Pull every line with the word "that" out of the entries below.

Task material:
=====

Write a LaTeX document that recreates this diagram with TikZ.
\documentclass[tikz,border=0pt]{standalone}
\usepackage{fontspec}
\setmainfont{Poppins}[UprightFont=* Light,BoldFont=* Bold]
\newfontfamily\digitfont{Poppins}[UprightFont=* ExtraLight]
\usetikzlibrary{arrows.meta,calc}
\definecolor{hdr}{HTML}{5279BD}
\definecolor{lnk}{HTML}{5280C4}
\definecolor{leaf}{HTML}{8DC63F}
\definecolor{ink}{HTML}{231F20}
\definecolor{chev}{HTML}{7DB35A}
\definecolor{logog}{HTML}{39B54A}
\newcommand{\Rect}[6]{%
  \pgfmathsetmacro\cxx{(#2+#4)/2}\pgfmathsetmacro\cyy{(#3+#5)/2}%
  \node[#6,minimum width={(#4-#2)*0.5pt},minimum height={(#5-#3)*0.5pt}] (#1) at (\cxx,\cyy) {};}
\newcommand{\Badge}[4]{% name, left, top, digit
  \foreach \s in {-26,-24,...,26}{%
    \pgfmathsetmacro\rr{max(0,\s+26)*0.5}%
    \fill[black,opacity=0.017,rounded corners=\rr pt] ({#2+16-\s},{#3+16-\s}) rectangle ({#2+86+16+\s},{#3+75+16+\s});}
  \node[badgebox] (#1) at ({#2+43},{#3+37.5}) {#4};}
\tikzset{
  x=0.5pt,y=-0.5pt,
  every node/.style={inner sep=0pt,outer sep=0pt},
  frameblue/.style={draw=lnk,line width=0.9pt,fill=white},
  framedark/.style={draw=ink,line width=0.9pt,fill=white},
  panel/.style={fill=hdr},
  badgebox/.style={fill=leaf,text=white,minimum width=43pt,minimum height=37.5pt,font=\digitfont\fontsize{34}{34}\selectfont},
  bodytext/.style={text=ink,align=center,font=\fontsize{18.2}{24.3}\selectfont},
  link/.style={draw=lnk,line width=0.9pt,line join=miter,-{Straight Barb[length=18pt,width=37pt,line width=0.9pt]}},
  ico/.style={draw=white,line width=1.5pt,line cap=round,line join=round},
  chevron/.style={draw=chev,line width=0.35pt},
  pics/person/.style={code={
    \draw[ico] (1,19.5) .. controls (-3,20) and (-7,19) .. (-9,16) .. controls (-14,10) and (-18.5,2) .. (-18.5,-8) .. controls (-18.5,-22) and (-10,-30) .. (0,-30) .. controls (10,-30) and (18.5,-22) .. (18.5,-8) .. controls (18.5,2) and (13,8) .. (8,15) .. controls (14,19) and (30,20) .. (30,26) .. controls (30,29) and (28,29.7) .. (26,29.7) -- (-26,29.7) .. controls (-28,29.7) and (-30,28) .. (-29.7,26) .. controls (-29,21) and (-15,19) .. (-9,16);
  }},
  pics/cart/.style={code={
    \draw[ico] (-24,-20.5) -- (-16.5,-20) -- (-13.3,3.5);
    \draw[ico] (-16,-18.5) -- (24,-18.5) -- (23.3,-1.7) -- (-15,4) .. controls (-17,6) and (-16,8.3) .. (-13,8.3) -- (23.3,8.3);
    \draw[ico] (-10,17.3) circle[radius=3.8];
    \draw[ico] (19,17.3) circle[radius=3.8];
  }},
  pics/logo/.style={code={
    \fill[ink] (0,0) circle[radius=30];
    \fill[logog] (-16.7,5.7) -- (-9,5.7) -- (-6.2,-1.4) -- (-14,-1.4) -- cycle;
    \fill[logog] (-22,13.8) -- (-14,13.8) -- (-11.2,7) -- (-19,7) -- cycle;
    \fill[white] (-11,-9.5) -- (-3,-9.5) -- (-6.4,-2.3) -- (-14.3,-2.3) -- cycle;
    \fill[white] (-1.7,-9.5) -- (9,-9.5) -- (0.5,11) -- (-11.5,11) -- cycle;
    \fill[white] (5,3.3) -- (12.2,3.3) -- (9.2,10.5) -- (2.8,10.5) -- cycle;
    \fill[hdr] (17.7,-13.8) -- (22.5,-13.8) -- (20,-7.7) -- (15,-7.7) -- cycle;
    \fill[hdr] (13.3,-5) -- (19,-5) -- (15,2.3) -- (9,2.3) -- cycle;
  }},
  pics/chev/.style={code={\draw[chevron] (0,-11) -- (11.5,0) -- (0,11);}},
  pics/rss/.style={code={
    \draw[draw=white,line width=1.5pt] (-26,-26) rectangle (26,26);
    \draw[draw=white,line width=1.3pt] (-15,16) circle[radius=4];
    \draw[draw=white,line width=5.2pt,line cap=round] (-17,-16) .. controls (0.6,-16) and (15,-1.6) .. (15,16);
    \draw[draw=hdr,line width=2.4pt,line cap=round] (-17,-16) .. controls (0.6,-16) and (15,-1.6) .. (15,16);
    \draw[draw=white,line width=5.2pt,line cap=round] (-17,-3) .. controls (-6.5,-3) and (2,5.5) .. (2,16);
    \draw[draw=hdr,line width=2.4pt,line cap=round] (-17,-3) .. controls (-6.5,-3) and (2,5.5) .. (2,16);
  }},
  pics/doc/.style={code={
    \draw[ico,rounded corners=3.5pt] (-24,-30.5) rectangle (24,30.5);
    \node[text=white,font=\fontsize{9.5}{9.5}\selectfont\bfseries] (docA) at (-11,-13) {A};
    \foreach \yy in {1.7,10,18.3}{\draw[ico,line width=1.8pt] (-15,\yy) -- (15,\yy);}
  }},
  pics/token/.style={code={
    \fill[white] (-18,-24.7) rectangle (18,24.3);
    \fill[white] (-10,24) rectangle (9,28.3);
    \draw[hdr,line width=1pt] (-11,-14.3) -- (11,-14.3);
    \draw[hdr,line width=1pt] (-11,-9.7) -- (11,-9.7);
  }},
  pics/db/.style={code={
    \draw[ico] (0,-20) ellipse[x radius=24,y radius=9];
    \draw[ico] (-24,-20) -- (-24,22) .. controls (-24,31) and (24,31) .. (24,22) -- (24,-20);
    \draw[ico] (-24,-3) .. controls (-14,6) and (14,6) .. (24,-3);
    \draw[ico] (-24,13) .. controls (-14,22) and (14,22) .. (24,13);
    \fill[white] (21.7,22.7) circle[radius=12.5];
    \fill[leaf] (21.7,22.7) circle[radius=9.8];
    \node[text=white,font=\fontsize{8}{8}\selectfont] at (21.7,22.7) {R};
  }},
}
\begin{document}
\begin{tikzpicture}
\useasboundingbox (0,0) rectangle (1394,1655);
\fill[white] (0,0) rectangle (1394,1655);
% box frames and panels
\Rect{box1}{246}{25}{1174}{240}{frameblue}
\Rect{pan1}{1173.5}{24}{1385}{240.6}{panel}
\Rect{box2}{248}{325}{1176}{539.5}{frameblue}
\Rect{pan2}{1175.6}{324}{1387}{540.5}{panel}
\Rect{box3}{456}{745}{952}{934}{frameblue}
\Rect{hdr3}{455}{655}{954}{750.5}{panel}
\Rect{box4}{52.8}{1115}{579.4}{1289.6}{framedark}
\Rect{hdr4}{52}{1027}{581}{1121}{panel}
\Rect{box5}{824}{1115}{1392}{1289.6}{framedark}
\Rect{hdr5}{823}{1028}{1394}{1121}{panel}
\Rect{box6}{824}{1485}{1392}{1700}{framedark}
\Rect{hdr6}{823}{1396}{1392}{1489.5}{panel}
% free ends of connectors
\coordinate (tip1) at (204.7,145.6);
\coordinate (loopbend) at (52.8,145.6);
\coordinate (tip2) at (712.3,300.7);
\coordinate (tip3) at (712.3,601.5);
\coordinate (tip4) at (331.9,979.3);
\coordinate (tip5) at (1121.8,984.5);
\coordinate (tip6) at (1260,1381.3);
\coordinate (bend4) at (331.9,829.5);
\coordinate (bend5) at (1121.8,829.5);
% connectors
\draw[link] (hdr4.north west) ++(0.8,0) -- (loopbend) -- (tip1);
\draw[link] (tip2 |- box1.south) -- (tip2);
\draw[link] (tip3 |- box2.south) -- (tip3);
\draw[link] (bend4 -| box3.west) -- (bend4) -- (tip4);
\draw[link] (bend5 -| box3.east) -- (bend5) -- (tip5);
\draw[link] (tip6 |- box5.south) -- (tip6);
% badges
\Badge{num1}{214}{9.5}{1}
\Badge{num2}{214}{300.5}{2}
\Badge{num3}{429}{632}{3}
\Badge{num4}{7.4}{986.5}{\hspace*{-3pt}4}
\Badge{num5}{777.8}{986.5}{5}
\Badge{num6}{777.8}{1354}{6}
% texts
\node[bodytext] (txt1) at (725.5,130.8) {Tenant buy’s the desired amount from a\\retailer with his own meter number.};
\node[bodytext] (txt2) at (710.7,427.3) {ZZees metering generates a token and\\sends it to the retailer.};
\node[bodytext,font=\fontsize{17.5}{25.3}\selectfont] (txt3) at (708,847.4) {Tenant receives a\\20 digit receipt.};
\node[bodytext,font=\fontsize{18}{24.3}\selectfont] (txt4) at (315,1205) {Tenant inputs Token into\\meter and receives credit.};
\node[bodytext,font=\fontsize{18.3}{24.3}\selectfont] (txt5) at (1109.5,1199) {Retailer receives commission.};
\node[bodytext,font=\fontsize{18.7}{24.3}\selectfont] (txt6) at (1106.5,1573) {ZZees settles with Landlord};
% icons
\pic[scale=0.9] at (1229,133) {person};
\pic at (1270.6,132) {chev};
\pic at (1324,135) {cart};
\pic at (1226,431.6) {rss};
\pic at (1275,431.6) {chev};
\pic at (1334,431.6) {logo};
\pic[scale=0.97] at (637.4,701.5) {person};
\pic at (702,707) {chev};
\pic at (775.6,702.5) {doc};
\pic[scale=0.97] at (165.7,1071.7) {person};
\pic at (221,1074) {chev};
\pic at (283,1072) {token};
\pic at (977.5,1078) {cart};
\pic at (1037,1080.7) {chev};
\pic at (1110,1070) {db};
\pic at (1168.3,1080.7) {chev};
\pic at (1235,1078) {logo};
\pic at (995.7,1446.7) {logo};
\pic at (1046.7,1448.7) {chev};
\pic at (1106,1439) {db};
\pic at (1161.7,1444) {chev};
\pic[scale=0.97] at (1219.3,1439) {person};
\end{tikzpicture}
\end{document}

=====

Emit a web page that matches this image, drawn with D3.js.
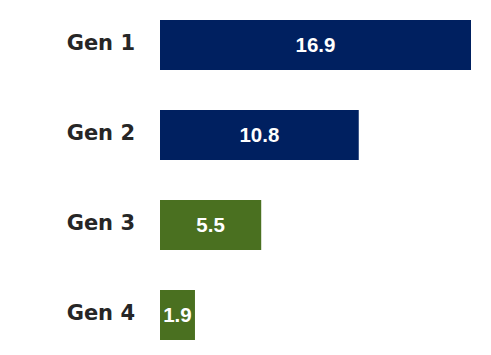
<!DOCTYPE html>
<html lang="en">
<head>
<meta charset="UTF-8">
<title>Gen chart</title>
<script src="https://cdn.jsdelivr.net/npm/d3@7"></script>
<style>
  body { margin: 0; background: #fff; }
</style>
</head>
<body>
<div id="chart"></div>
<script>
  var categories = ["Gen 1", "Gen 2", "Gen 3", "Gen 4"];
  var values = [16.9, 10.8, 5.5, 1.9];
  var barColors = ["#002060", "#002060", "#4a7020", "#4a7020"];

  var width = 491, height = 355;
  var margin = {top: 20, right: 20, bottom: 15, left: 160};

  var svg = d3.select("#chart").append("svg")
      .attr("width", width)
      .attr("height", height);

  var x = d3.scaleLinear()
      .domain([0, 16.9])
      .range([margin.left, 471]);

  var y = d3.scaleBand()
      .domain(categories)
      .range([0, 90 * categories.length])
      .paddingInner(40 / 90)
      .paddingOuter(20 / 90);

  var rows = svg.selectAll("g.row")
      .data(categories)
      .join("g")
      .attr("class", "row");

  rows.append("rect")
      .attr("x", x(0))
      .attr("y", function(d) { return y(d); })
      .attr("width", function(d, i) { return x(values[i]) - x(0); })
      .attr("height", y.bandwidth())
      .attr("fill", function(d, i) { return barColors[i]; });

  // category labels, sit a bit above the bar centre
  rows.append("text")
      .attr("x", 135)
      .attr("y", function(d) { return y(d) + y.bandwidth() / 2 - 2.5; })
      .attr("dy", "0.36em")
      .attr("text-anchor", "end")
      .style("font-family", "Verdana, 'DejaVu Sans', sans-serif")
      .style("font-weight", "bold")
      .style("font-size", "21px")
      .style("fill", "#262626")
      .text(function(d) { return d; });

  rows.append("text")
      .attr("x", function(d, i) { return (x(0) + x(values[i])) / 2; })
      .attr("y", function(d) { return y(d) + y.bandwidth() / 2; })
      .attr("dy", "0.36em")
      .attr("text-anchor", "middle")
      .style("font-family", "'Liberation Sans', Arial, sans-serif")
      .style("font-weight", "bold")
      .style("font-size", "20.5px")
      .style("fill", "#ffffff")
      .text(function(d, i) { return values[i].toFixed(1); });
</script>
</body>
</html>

=====

The solution:
Write a LaTeX document that recreates this diagram with TikZ.
Emit a web page that matches this image, drawn with D3.js.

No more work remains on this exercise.